My experience in the M.A.T. program has been so refreshing – this is a community that really cares about education. We examine the complex issues in the classrooms with real depth and work collaboratively to develop concrete strategies. I have learned so much about how to create change with diplomacy, how to speak with students to validate what they are doing so they don’t feel unfairly judged, and how to harness my ideas and questions in productive professional ways.
First Grade Teacher, Chestnut Hill Academy
One thing I have done here that I am extremely proud of is bringing the Daily 5 program into my classroom. This is a reading workshop model that was done in my student teaching classroom. I can see the difference and incredible improvement that students have made, particularly in reading, and it's just amazing. The principal has noticed as well, and at my three-month evaluation she asked me if I'd be willing to head a professional development session with the teachers about the Daily 5 program! I couldn't believe she'd want me, a first year teacher, to head up a professional development session.

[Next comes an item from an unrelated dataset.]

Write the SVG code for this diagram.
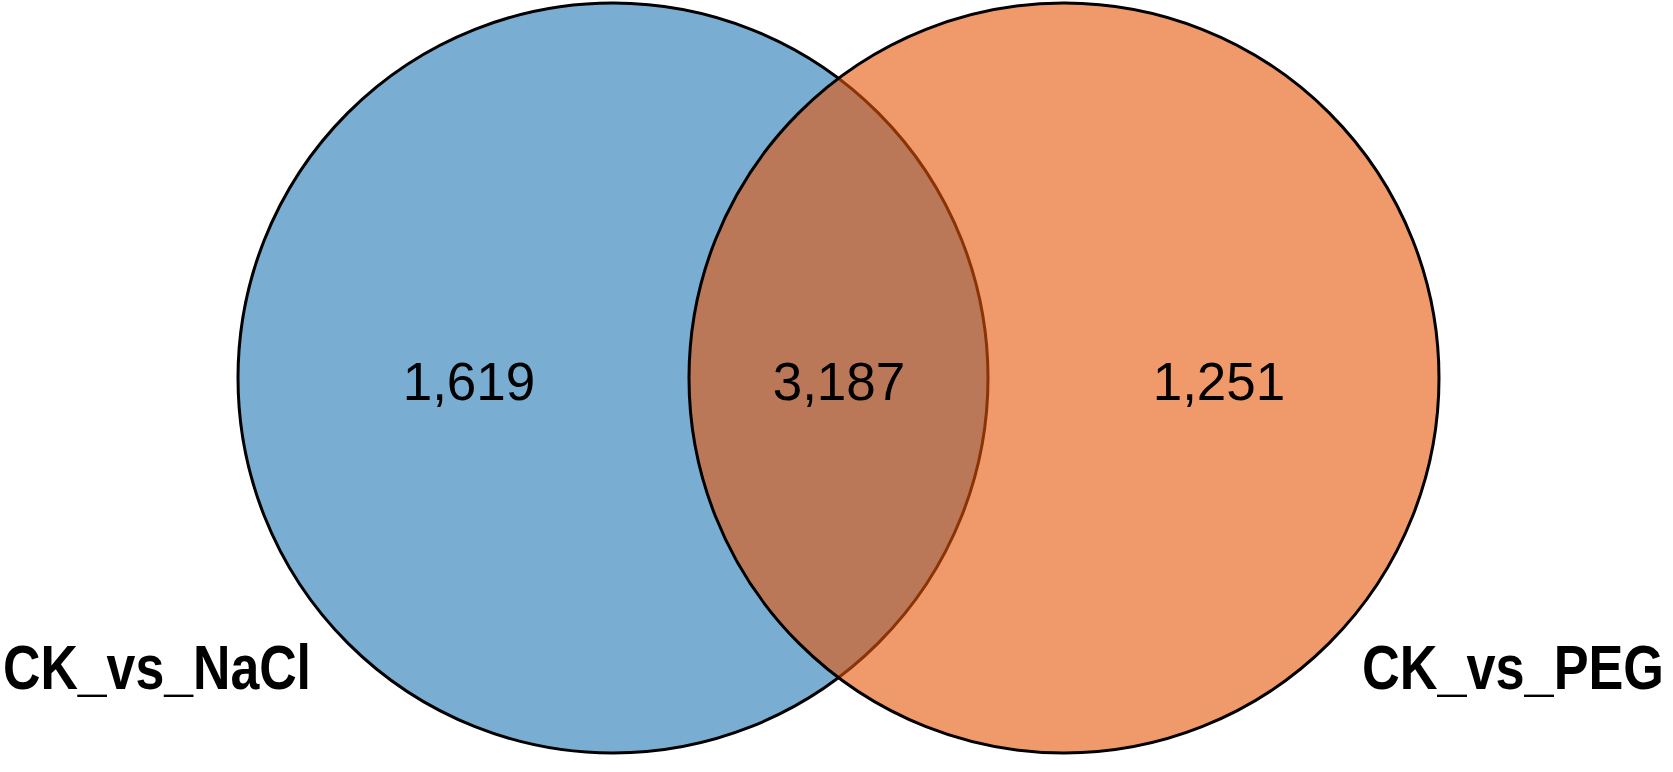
<svg xmlns="http://www.w3.org/2000/svg" width="1673" height="772" viewBox="0 0 1673 772">
<style>
.ring{stroke:#000;stroke-width:3}
.num{font-family:"Liberation Sans",Arial,sans-serif;font-size:53px;fill:#000;text-anchor:middle}
.lab{font-family:"Liberation Sans",Arial,sans-serif;font-size:63px;font-weight:bold;fill:#000}
</style>
<rect width="1673" height="772" fill="#fff"/>
<g id="set-nacl">
<circle class="ring" cx="613" cy="378" r="375" fill="#79ADD2"/>
</g>
<g id="set-peg">
<circle class="ring" cx="1064" cy="378" r="375" fill="#E65507" fill-opacity="0.6"/>
</g>
<g id="labels">
<text class="num" x="469" y="400">1,619</text>
<text class="num" x="839" y="400">3,187</text>
<text class="num" x="1219" y="400">1,251</text>
<text class="lab" x="3" y="689" textLength="308" lengthAdjust="spacingAndGlyphs">CK_vs_NaCl</text>
<text class="lab" x="1362" y="689" textLength="302" lengthAdjust="spacingAndGlyphs">CK_vs_PEG</text>
</g>
<g id="connectors"/>
</svg>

I always knew the MAT program was great, but now that I am in the workforce I can truly see how outstanding the program is.
I realized that my previous teaching experience taught me how to manage behaviors. Yet to be a teacher who implements student-centered learning approaches, I needed to shift my thinking and take the risk of directing attention and control in the classroom away from myself. To apply this philosophical and pedagogical approach, I have learned how not to be afraid of silence or feel that allowing students to have a voice does not equate with losing control. My life work is to constantly refine my ability to listen and empower the voices of students, not just fill the air with my own. I understand that a learning community is based on a relationship between both teachers and students that is predicated upon active listening and responding with respect.
My masters prepared me in so many ways - intellectually, philosophically, and emotionally. We had subject specialty courses, but while they are helpful, I would argue it is more important to teach the philosophy behind lesson planning. As a teacher I create my own lessons based on my understanding of how students learn and how the mind works, not on the tradition of teaching that subject matter. Thus my lessons look very different from someone with a different philosophical approach, and I emphasize different parts of the subject matter to best serve the student. Dismissing the philosophical and epistemological approach, I think, seriously underestimates the importance of one's perspective of the subject matter. Look at the teaching of history for example - the perspective a teacher brings makes all the difference in what a student learns, as well as how the student learns.